Data segment ->

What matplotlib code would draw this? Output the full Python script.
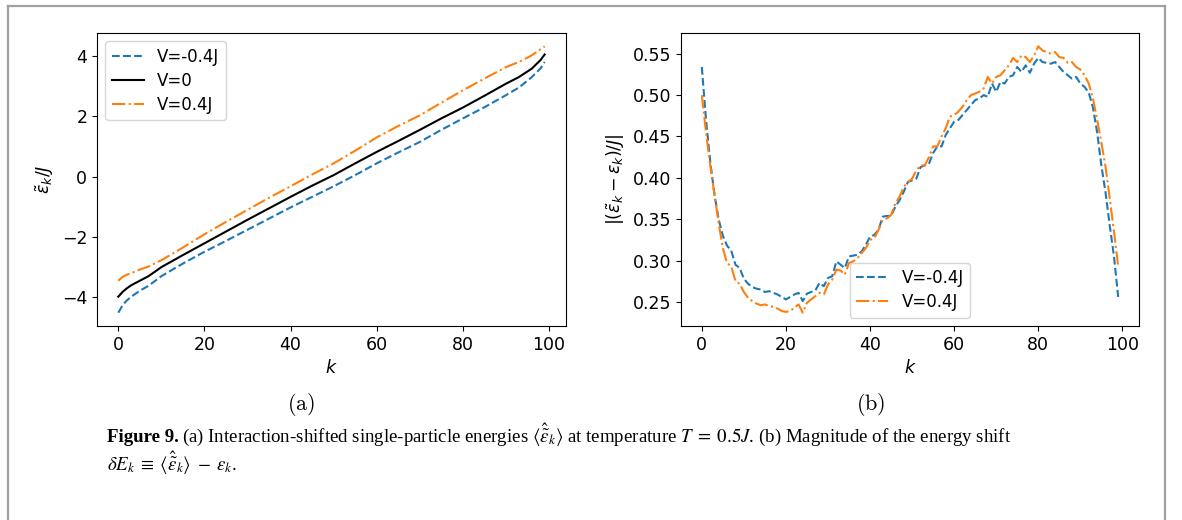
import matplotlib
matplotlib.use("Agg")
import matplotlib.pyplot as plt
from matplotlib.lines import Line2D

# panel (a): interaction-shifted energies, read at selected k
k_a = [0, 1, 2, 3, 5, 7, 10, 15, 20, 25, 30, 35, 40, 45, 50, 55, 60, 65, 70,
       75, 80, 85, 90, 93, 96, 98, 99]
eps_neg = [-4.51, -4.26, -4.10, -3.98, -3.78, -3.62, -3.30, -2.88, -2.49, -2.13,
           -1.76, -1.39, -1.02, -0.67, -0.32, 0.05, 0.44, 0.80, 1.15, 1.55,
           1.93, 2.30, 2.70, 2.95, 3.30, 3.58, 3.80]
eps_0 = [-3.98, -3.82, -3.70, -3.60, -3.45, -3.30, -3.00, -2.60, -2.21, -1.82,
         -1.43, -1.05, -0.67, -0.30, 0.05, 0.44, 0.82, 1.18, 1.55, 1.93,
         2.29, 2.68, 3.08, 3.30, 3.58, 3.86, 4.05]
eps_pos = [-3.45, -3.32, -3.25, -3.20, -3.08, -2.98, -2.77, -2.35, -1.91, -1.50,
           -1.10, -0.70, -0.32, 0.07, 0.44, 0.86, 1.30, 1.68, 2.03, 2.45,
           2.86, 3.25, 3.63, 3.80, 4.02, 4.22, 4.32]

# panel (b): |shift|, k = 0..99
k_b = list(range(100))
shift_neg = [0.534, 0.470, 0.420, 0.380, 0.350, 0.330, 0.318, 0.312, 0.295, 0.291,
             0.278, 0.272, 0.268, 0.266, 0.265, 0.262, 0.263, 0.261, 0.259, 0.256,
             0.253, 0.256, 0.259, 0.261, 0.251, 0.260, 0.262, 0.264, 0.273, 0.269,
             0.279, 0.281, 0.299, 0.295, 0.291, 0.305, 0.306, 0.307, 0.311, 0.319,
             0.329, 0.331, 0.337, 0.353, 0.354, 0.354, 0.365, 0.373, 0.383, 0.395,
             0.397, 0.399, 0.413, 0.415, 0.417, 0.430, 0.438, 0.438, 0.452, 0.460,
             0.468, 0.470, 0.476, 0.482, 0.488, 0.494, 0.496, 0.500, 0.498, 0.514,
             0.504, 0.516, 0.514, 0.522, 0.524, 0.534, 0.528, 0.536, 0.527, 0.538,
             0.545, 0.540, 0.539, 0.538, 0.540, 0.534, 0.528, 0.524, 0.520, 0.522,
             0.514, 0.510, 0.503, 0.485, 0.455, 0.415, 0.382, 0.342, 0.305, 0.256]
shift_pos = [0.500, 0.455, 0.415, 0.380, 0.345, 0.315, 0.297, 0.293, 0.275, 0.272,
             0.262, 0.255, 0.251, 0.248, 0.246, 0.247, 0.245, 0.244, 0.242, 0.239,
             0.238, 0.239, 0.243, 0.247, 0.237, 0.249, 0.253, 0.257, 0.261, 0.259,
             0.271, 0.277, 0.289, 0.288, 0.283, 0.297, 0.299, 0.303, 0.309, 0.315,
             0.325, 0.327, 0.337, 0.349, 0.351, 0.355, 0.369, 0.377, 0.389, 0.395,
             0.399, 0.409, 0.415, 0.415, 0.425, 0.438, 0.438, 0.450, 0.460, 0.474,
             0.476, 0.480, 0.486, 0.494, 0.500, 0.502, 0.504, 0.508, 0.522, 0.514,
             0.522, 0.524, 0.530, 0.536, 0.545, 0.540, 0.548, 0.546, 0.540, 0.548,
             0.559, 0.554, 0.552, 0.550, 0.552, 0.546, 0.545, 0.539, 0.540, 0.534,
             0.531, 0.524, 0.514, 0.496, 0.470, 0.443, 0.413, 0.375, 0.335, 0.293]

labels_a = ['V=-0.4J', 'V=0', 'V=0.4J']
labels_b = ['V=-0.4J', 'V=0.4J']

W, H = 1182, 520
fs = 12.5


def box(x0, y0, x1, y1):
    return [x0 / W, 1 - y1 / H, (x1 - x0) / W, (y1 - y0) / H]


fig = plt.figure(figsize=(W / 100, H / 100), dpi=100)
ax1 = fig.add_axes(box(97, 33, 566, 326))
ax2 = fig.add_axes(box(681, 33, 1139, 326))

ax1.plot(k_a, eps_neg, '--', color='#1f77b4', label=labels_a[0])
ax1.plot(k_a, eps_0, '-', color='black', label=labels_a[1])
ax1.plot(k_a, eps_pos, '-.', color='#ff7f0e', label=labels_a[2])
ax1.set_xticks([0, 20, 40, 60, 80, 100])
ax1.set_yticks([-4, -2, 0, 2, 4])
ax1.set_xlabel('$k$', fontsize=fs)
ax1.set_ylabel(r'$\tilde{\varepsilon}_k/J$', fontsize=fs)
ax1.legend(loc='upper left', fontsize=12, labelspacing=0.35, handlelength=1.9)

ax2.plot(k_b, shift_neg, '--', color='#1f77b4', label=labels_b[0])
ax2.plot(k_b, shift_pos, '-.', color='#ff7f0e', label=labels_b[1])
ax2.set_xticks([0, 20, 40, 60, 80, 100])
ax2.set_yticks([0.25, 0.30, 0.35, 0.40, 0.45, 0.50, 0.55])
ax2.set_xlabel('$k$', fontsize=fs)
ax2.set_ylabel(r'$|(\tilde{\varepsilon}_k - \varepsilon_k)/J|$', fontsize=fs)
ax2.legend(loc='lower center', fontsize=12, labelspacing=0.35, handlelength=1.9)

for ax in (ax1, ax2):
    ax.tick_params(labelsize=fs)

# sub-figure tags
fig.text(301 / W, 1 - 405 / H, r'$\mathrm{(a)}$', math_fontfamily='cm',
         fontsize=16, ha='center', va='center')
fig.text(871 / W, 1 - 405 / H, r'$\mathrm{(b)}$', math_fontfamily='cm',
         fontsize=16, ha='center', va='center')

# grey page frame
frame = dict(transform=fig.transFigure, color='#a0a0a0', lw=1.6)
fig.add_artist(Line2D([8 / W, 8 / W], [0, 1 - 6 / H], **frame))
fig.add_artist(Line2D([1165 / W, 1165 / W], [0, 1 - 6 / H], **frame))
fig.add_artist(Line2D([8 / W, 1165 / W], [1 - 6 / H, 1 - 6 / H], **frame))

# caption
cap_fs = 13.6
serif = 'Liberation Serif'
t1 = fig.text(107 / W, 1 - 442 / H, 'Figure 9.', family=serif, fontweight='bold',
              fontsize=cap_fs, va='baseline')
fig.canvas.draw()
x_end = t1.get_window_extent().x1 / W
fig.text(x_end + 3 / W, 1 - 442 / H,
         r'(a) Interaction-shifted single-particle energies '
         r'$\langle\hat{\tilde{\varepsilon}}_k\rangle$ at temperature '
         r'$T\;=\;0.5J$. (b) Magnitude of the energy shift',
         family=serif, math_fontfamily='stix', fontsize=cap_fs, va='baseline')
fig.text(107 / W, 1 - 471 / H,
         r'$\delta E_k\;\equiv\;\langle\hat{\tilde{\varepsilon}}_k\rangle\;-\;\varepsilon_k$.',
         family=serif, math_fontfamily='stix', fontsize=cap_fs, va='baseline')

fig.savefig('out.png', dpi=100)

Stated problem ->
Copy out all the data without changing anything, and drop the pictures.

Output of the task ->
What matplotlib code would draw this? Output the full Python script.
import matplotlib
matplotlib.use("Agg")
import matplotlib.pyplot as plt
from matplotlib.lines import Line2D

# panel (a): interaction-shifted energies, read at selected k
k_a = [0, 1, 2, 3, 5, 7, 10, 15, 20, 25, 30, 35, 40, 45, 50, 55, 60, 65, 70,
       75, 80, 85, 90, 93, 96, 98, 99]
eps_neg = [-4.51, -4.26, -4.10, -3.98, -3.78, -3.62, -3.30, -2.88, -2.49, -2.13,
           -1.76, -1.39, -1.02, -0.67, -0.32, 0.05, 0.44, 0.80, 1.15, 1.55,
           1.93, 2.30, 2.70, 2.95, 3.30, 3.58, 3.80]
eps_0 = [-3.98, -3.82, -3.70, -3.60, -3.45, -3.30, -3.00, -2.60, -2.21, -1.82,
         -1.43, -1.05, -0.67, -0.30, 0.05, 0.44, 0.82, 1.18, 1.55, 1.93,
         2.29, 2.68, 3.08, 3.30, 3.58, 3.86, 4.05]
eps_pos = [-3.45, -3.32, -3.25, -3.20, -3.08, -2.98, -2.77, -2.35, -1.91, -1.50,
           -1.10, -0.70, -0.32, 0.07, 0.44, 0.86, 1.30, 1.68, 2.03, 2.45,
           2.86, 3.25, 3.63, 3.80, 4.02, 4.22, 4.32]

# panel (b): |shift|, k = 0..99
k_b = list(range(100))
shift_neg = [0.534, 0.470, 0.420, 0.380, 0.350, 0.330, 0.318, 0.312, 0.295, 0.291,
             0.278, 0.272, 0.268, 0.266, 0.265, 0.262, 0.263, 0.261, 0.259, 0.256,
             0.253, 0.256, 0.259, 0.261, 0.251, 0.260, 0.262, 0.264, 0.273, 0.269,
             0.279, 0.281, 0.299, 0.295, 0.291, 0.305, 0.306, 0.307, 0.311, 0.319,
             0.329, 0.331, 0.337, 0.353, 0.354, 0.354, 0.365, 0.373, 0.383, 0.395,
             0.397, 0.399, 0.413, 0.415, 0.417, 0.430, 0.438, 0.438, 0.452, 0.460,
             0.468, 0.470, 0.476, 0.482, 0.488, 0.494, 0.496, 0.500, 0.498, 0.514,
             0.504, 0.516, 0.514, 0.522, 0.524, 0.534, 0.528, 0.536, 0.527, 0.538,
             0.545, 0.540, 0.539, 0.538, 0.540, 0.534, 0.528, 0.524, 0.520, 0.522,
             0.514, 0.510, 0.503, 0.485, 0.455, 0.415, 0.382, 0.342, 0.305, 0.256]
shift_pos = [0.500, 0.455, 0.415, 0.380, 0.345, 0.315, 0.297, 0.293, 0.275, 0.272,
             0.262, 0.255, 0.251, 0.248, 0.246, 0.247, 0.245, 0.244, 0.242, 0.239,
             0.238, 0.239, 0.243, 0.247, 0.237, 0.249, 0.253, 0.257, 0.261, 0.259,
             0.271, 0.277, 0.289, 0.288, 0.283, 0.297, 0.299, 0.303, 0.309, 0.315,
             0.325, 0.327, 0.337, 0.349, 0.351, 0.355, 0.369, 0.377, 0.389, 0.395,
             0.399, 0.409, 0.415, 0.415, 0.425, 0.438, 0.438, 0.450, 0.460, 0.474,
             0.476, 0.480, 0.486, 0.494, 0.500, 0.502, 0.504, 0.508, 0.522, 0.514,
             0.522, 0.524, 0.530, 0.536, 0.545, 0.540, 0.548, 0.546, 0.540, 0.548,
             0.559, 0.554, 0.552, 0.550, 0.552, 0.546, 0.545, 0.539, 0.540, 0.534,
             0.531, 0.524, 0.514, 0.496, 0.470, 0.443, 0.413, 0.375, 0.335, 0.293]

labels_a = ['V=-0.4J', 'V=0', 'V=0.4J']
labels_b = ['V=-0.4J', 'V=0.4J']

W, H = 1182, 520
fs = 12.5


def box(x0, y0, x1, y1):
    return [x0 / W, 1 - y1 / H, (x1 - x0) / W, (y1 - y0) / H]


fig = plt.figure(figsize=(W / 100, H / 100), dpi=100)
ax1 = fig.add_axes(box(97, 33, 566, 326))
ax2 = fig.add_axes(box(681, 33, 1139, 326))

ax1.plot(k_a, eps_neg, '--', color='#1f77b4', label=labels_a[0])
ax1.plot(k_a, eps_0, '-', color='black', label=labels_a[1])
ax1.plot(k_a, eps_pos, '-.', color='#ff7f0e', label=labels_a[2])
ax1.set_xticks([0, 20, 40, 60, 80, 100])
ax1.set_yticks([-4, -2, 0, 2, 4])
ax1.set_xlabel('$k$', fontsize=fs)
ax1.set_ylabel(r'$\tilde{\varepsilon}_k/J$', fontsize=fs)
ax1.legend(loc='upper left', fontsize=12, labelspacing=0.35, handlelength=1.9)

ax2.plot(k_b, shift_neg, '--', color='#1f77b4', label=labels_b[0])
ax2.plot(k_b, shift_pos, '-.', color='#ff7f0e', label=labels_b[1])
ax2.set_xticks([0, 20, 40, 60, 80, 100])
ax2.set_yticks([0.25, 0.30, 0.35, 0.40, 0.45, 0.50, 0.55])
ax2.set_xlabel('$k$', fontsize=fs)
ax2.set_ylabel(r'$|(\tilde{\varepsilon}_k - \varepsilon_k)/J|$', fontsize=fs)
ax2.legend(loc='lower center', fontsize=12, labelspacing=0.35, handlelength=1.9)

for ax in (ax1, ax2):
    ax.tick_params(labelsize=fs)

# sub-figure tags
fig.text(301 / W, 1 - 405 / H, r'$\mathrm{(a)}$', math_fontfamily='cm',
         fontsize=16, ha='center', va='center')
fig.text(871 / W, 1 - 405 / H, r'$\mathrm{(b)}$', math_fontfamily='cm',
         fontsize=16, ha='center', va='center')

# grey page frame
frame = dict(transform=fig.transFigure, color='#a0a0a0', lw=1.6)
fig.add_artist(Line2D([8 / W, 8 / W], [0, 1 - 6 / H], **frame))
fig.add_artist(Line2D([1165 / W, 1165 / W], [0, 1 - 6 / H], **frame))
fig.add_artist(Line2D([8 / W, 1165 / W], [1 - 6 / H, 1 - 6 / H], **frame))

# caption
cap_fs = 13.6
serif = 'Liberation Serif'
t1 = fig.text(107 / W, 1 - 442 / H, 'Figure 9.', family=serif, fontweight='bold',
              fontsize=cap_fs, va='baseline')
fig.canvas.draw()
x_end = t1.get_window_extent().x1 / W
fig.text(x_end + 3 / W, 1 - 442 / H,
         r'(a) Interaction-shifted single-particle energies '
         r'$\langle\hat{\tilde{\varepsilon}}_k\rangle$ at temperature '
         r'$T\;=\;0.5J$. (b) Magnitude of the energy shift',
         family=serif, math_fontfamily='stix', fontsize=cap_fs, va='baseline')
fig.text(107 / W, 1 - 471 / H,
         r'$\delta E_k\;\equiv\;\langle\hat{\tilde{\varepsilon}}_k\rangle\;-\;\varepsilon_k$.',
         family=serif, math_fontfamily='stix', fontsize=cap_fs, va='baseline')

fig.savefig('out.png', dpi=100)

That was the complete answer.